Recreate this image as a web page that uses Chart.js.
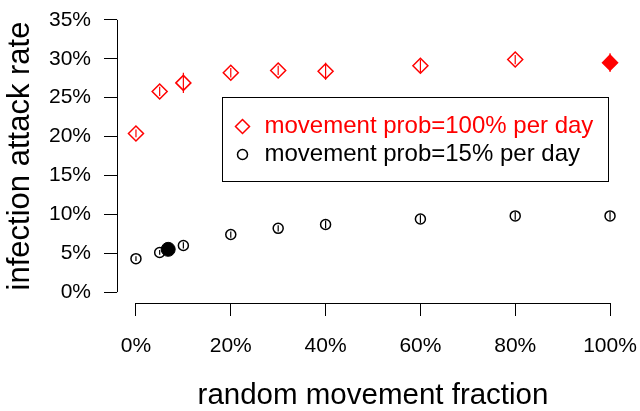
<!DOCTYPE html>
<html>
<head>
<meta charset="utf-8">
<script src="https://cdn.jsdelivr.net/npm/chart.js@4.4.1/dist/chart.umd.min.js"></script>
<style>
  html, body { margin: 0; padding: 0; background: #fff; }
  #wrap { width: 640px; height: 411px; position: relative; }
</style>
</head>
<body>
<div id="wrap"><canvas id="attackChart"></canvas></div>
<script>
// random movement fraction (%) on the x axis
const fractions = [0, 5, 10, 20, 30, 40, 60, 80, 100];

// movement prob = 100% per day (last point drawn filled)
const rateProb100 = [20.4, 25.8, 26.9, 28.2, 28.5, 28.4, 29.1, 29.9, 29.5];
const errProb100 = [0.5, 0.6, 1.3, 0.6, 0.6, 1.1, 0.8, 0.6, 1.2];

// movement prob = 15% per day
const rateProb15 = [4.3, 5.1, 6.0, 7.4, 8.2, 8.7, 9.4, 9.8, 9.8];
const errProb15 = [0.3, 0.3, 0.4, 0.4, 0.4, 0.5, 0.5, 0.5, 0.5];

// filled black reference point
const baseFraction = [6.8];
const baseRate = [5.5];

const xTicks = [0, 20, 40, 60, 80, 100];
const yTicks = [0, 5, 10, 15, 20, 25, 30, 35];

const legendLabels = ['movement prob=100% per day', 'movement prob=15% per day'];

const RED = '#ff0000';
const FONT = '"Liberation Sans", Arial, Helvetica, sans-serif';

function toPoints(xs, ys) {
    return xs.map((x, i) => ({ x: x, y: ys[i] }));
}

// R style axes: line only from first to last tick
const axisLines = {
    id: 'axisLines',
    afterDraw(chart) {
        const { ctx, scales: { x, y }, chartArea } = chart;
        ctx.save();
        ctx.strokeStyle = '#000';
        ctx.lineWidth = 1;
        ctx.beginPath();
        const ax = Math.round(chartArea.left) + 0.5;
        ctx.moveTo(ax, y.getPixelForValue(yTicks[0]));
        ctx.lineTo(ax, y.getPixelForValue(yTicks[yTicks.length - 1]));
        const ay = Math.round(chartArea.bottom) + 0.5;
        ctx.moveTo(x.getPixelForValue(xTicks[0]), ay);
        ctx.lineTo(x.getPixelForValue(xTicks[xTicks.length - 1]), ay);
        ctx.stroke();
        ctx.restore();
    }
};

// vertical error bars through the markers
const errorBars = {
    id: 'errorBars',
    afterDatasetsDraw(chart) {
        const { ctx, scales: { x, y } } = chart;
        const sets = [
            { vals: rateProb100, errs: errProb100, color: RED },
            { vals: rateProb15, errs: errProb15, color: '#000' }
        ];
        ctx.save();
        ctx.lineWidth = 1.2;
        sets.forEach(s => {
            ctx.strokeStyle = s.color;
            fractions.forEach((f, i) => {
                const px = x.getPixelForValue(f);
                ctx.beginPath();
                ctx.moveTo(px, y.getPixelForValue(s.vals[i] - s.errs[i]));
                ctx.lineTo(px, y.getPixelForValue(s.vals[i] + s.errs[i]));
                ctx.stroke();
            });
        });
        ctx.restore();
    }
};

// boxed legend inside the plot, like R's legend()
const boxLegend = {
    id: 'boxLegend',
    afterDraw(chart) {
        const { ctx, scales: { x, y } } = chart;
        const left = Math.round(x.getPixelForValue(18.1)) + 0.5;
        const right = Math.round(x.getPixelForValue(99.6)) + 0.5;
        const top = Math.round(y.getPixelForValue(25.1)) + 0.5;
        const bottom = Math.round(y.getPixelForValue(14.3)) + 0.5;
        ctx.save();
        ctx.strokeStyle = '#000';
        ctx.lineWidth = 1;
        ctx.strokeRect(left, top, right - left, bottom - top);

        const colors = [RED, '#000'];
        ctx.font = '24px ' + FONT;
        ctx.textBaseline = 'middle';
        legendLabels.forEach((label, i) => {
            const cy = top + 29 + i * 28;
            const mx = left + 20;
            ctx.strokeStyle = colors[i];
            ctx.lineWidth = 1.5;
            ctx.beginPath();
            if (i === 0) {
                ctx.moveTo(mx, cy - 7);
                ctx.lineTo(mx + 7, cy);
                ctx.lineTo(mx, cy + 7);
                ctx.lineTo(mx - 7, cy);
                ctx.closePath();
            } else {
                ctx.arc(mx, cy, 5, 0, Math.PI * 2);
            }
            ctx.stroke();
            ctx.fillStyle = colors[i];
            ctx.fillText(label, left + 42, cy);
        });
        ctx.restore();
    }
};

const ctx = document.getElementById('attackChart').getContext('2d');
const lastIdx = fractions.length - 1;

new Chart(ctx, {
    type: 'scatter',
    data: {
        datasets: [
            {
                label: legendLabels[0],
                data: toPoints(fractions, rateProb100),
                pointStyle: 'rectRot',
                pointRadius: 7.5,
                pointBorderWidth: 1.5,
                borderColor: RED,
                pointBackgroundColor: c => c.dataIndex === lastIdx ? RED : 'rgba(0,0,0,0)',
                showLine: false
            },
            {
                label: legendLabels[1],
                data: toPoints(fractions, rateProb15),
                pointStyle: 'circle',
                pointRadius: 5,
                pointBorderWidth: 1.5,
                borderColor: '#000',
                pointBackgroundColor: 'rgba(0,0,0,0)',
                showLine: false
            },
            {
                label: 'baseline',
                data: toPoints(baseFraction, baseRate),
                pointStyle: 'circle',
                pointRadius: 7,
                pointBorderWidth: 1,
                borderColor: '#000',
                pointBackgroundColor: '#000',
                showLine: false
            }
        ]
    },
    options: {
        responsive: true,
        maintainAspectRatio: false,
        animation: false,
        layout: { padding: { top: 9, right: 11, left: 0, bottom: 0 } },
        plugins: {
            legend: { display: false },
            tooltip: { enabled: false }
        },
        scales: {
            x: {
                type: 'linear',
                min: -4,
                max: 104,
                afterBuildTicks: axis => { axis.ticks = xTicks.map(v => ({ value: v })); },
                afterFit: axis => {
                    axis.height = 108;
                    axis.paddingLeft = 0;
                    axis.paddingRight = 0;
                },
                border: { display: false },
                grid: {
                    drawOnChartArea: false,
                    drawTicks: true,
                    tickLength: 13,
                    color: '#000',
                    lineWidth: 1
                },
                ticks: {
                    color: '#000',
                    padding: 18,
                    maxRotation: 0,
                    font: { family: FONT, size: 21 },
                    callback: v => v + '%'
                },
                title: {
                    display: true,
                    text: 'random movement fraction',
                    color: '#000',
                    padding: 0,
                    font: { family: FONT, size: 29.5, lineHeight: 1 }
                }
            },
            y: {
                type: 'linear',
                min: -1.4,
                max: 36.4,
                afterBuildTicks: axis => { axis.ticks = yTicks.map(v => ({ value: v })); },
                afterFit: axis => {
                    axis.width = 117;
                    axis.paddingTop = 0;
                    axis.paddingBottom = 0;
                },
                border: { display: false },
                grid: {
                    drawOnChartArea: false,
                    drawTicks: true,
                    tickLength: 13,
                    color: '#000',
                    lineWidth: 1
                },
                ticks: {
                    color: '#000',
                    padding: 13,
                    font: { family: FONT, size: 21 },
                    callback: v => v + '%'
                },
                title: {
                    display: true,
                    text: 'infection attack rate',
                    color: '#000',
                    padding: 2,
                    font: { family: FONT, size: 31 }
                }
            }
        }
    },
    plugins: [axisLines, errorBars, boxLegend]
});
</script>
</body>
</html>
______
Problem requirements
From the top of the listing above, repeat each line exactly until you reach the line containing "const baseRate = [5.5];", and repeat that one too. Leave the pictures out.

Finished task
Recreate this image as a web page that uses Chart.js.
<!DOCTYPE html>
<html>
<head>
<meta charset="utf-8">
<script src="https://cdn.jsdelivr.net/npm/chart.js@4.4.1/dist/chart.umd.min.js"></script>
<style>
  html, body { margin: 0; padding: 0; background: #fff; }
  #wrap { width: 640px; height: 411px; position: relative; }
</style>
</head>
<body>
<div id="wrap"><canvas id="attackChart"></canvas></div>
<script>
// random movement fraction (%) on the x axis
const fractions = [0, 5, 10, 20, 30, 40, 60, 80, 100];

// movement prob = 100% per day (last point drawn filled)
const rateProb100 = [20.4, 25.8, 26.9, 28.2, 28.5, 28.4, 29.1, 29.9, 29.5];
const errProb100 = [0.5, 0.6, 1.3, 0.6, 0.6, 1.1, 0.8, 0.6, 1.2];

// movement prob = 15% per day
const rateProb15 = [4.3, 5.1, 6.0, 7.4, 8.2, 8.7, 9.4, 9.8, 9.8];
const errProb15 = [0.3, 0.3, 0.4, 0.4, 0.4, 0.5, 0.5, 0.5, 0.5];

// filled black reference point
const baseFraction = [6.8];
const baseRate = [5.5];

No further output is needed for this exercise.